IT hardly matters that there will be no independent international observers at today's election in Iraq. Their presence is unnecessary since it is all too evident that this election will not be “free and fair”.

How could it be in the siege conditions that exist in many parts of the country and the ever-present threat of violence against those who vote? It is impossible to tell how many people will vote and whether they will represent the country as a whole, but at best it is unlikely that the outcome will be more than a very small and tentative step towards the Western-style democracy that Mr Bush and Mr Blair want to establish in the Middle East.

Amidst all the uncertainties, one thing can be predicted with some confidence. A victory for the Shias of Iraq is almost certain; the United Iraqi Alliance, a coalition of more than one hundred Shia factions with the blessing of Grand Ayatollah al-Sistani, is likely to achieve a majority of votes cast. The Shias form about 60 per cent of the population of Iraq and the Ayatollah has told them that it is their duty to vote.

If this is indeed the result there will be potentially serious consequences both inside and outside Iraq.
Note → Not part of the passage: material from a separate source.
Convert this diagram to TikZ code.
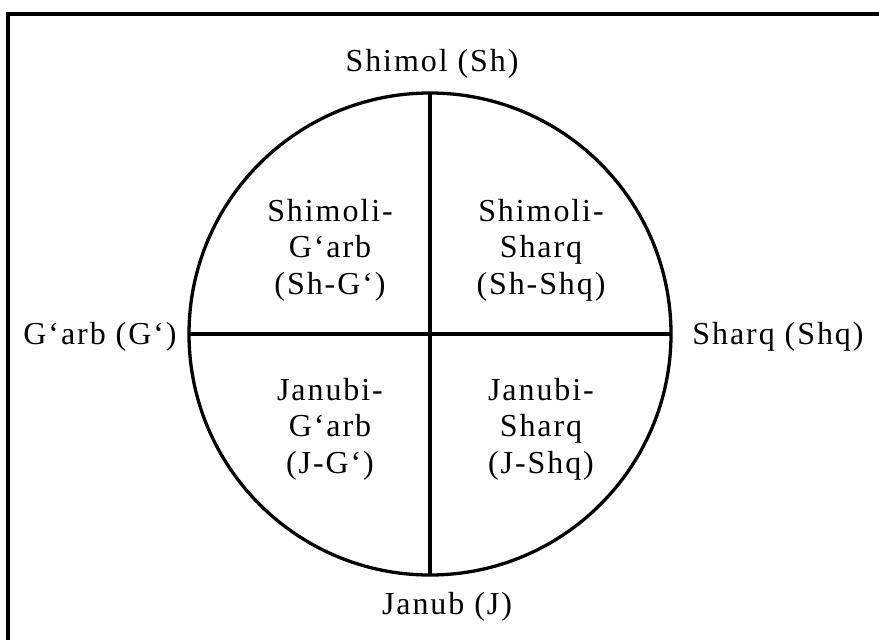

The Sunnis, who held power with Saddam Hussein, are unlikely to accept their demotion calmly and will probably argue that the dangerous conditions in their part of Iraq made it impossible for them to vote; they will not relish seeing a constitution drafted without their participation.

Outside Iraq a Shia-led government in Baghdad would worry many neighbouring states with established Sunni allegiances and there is therefore a real danger that the election will exacerbate rather than calm political volatility in the Middle East.